Here’s the weird part, so stay with me. When you are in love you are a lot like the media. I mean that part where they don’t care what you look like, smell like, drive, or drink. Because when you really love someone you are going to see them at their worst and you are still going to love them. You are going to love them regardless of the bad hair, crooked teeth, halitosis, knobby knees, flat chest, beer belly, and double chin. Even with all those “flaws” you will think that person is the most handsome, most beautiful person in the world. It’s not the outside that matters. It’s the inside. It’s the heart, mind, and soul of the person that makes the person and that is what you love. That stuff on the outside just adds character.
So, ignore what the media is trying to sell you and remember this, God made you in his image.
Keep up the good work and thanks for your perspectives.
Loved this Andrea. Find our beauty in Christ. Ann Voskamp is so encouraging.
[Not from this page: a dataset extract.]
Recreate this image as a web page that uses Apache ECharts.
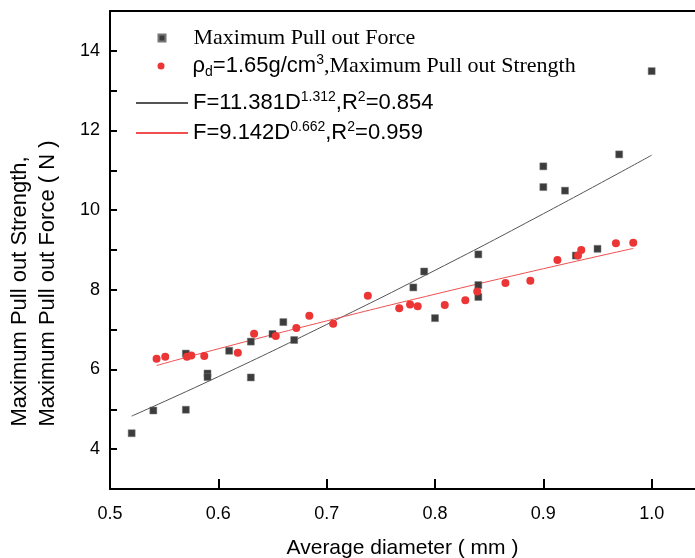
<!DOCTYPE html>
<html>
<head>
<meta charset="utf-8">
<script src="https://cdn.jsdelivr.net/npm/echarts@6/dist/echarts.min.js"></script>
<style>html,body{margin:0;padding:0;background:#fff}#c{width:695px;height:558px}</style>
</head>
<body>
<div id="c"></div>
<script>
// ---- data ----
var forceX = [0.52, 0.54, 0.57, 0.57, 0.59, 0.59, 0.61, 0.63, 0.63, 0.65, 0.66, 0.67, 0.78, 0.79, 0.80, 0.84, 0.84, 0.84, 0.90, 0.90, 0.92, 0.93, 0.95, 0.97, 1.00];
var forceY = [4.40, 4.97, 4.99, 6.40, 5.90, 5.81, 6.47, 6.70, 5.80, 6.89, 7.19, 6.74, 8.06, 8.46, 7.29, 8.89, 8.12, 7.82, 11.10, 10.58, 10.49, 8.86, 9.03, 11.40, 13.49];
var strengthX = [0.543, 0.551, 0.571, 0.575, 0.587, 0.618, 0.633, 0.653, 0.672, 0.684, 0.706, 0.738, 0.767, 0.777, 0.784, 0.809, 0.828, 0.839, 0.865, 0.888, 0.913, 0.932, 0.935, 0.967, 0.983];
var strengthY = [6.27, 6.32, 6.32, 6.35, 6.34, 6.42, 6.90, 6.84, 7.04, 7.35, 7.15, 7.85, 7.54, 7.63, 7.59, 7.62, 7.74, 7.96, 8.17, 8.23, 8.75, 8.86, 9.00, 9.17, 9.18];
var fitForceX = [0.52, 0.60, 0.70, 0.80, 0.90, 1.00];
var fitForceY = [4.83, 5.82, 7.13, 8.49, 9.91, 11.38];
var fitStrengthX = [0.543, 0.60, 0.70, 0.80, 0.90, 0.983];
var fitStrengthY = [6.10, 6.52, 7.22, 7.89, 8.53, 9.04];
var xTicks = [0.5, 0.6, 0.7, 0.8, 0.9, 1.0];
var yTickLabels = [4, 6, 8, 10, 12, 14];
var xTitle = 'Average diameter ( mm )';
var yTitle = ['Maximum Pull out Strength,', 'Maximum Pull out Force ( N )'];

function pairs(xs, ys) { return xs.map(function (x, i) { return [x, ys[i]]; }); }

var SANS = '"Liberation Sans", Arial, sans-serif';
var SERIF = '"Liberation Serif", "Times New Roman", serif';

var legendNames = {
  force: '{tp|Maximum Pull out Force}',
  strength: '{sp|ρ}{sub|d}{s|=1.65g/cm}{sup|3}{t|,Maximum Pull out Strength}',
  fitF: '{s|F=11.381D}{sup|1.312}{s|,R}{sup|2}{s|=0.854}',
  fitS: '{s|F=9.142D}{sup|0.662}{s|,R}{sup|2}{s|=0.959}'
};
var rich = {
  t: { fontFamily: SERIF, fontSize: 22, lineHeight: 26, color: '#000' },
  tp: { fontFamily: SERIF, fontSize: 22, lineHeight: 26, color: '#000', padding: [0, 0, 0, 23] },
  s: { fontFamily: SANS, fontSize: 22, lineHeight: 26, color: '#000' },
  sp: { fontFamily: SANS, fontSize: 22, lineHeight: 26, color: '#000', padding: [0, 0, 0, 23] },
  sup: { fontFamily: SANS, fontSize: 14, lineHeight: 13, verticalAlign: 'top', color: '#000' },
  sub: { fontFamily: SANS, fontSize: 14, lineHeight: 13, verticalAlign: 'bottom', color: '#000' }
};
function mkLegend(name, top, isLine) {
  var lg = {
    data: [name],
    left: isLine ? 135 : 157.5, top: top, orient: 'vertical',
    itemWidth: isLine ? 52 : 7, itemHeight: 7, itemGap: 0, padding: 0,
    selectedMode: false,
    formatter: function (n) { return legendNames[n]; },
    textStyle: { rich: rich }
  };
  if (isLine) {
    lg.itemStyle = { opacity: 0, color: 'rgba(0,0,0,0)', borderColor: 'rgba(0,0,0,0)', borderWidth: 0 };
  }
  return lg;
}

var axisBlack = { color: '#000', width: 2 };
var chart = echarts.init(document.getElementById('c'), null, { renderer: 'canvas' });
chart.setOption({
  animation: false,
  backgroundColor: '#fff',
  grid: { left: 110, right: 0, top: 11, bottom: 69, containLabel: false, outerBoundsMode: 'none' },
  legend: [mkLegend('force', 27, false), mkLegend('strength', 53, false), mkLegend('fitF', 90, true), mkLegend('fitS', 120, true)],
  xAxis: [{
    type: 'value', min: 0.5, max: 1.04, interval: 0.1,
    axisLine: { show: true, onZero: false, lineStyle: axisBlack },
    axisTick: { show: true, inside: true, length: 10, lineStyle: axisBlack, customValues: xTicks },
    axisLabel: { customValues: xTicks, formatter: function (v) { return v.toFixed(1); }, fontSize: 18, color: '#000', margin: 16, fontFamily: SANS },
    splitLine: { show: false },
    name: xTitle, nameLocation: 'middle', nameGap: 49,
    nameTextStyle: { fontSize: 21, color: '#000', fontFamily: SANS }
  }, {
    type: 'value', position: 'top', min: 0.5, max: 1.04,
    axisLine: { show: true, onZero: false, lineStyle: axisBlack },
    axisTick: { show: false }, axisLabel: { show: false }, splitLine: { show: false }
  }],
  yAxis: [{
    type: 'value', min: 3, max: 15, interval: 1,
    axisLine: { show: true, onZero: false, lineStyle: axisBlack },
    axisTick: { show: true, inside: true, length: 7, lineStyle: axisBlack },
    axisLabel: { customValues: yTickLabels, fontSize: 18, color: '#000', margin: 10, fontFamily: SANS },
    splitLine: { show: false },
    name: '{l|' + yTitle[0] + '}\n{l|' + yTitle[1] + '}',
    nameLocation: 'middle', nameGap: 48, nameRotate: 90,
    nameTextStyle: {
      color: '#000', fontFamily: SANS, fontSize: 22, lineHeight: 28, padding: [0, 67, 0, 0],
      rich: { l: { fontFamily: SANS, fontSize: 22, lineHeight: 28, align: 'left', color: '#000' } }
    }
  }],
  series: [
    { name: 'fitF', type: 'line', data: pairs(fitForceX, fitForceY), symbol: 'none', smooth: true,
      lineStyle: { color: '#555555', width: 1 }, itemStyle: { color: '#555555' }, z: 1 },
    { name: 'fitS', type: 'line', data: pairs(fitStrengthX, fitStrengthY), symbol: 'none', smooth: true,
      lineStyle: { color: '#f05050', width: 1 }, itemStyle: { color: '#f05050' }, z: 1 },
    { name: 'force', type: 'scatter', data: pairs(forceX, forceY), symbol: 'rect', symbolSize: 7,
      itemStyle: { color: '#3c3c3c', borderColor: '#777', borderWidth: 0.5, opacity: 1 }, z: 2 },
    { name: 'strength', type: 'scatter', data: pairs(strengthX, strengthY), symbol: 'circle', symbolSize: 8,
      itemStyle: { color: '#ec3535', opacity: 1 }, z: 3 }
  ]
});
</script>
</body>
</html>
Love this. I think the letter also falls flat because even coming from a body positivity standpoint of “you are beautiful”, the message is still upholding the idea that beauty is a woman’s worth, her job. That as a woman, you are a body first and a person second. The men in my life would find it silly to be told “love your body as it is” – they already do! And they also don’t spend time believing their body defines them. Their body is a vehicle to experience life. I think a vastly more valuable letter to a daughter would be to toss the idea of looking good, and encourage her to feel good. Eat, play, have adventures, be physically comfortable, honor and listen to the wisdom of her body.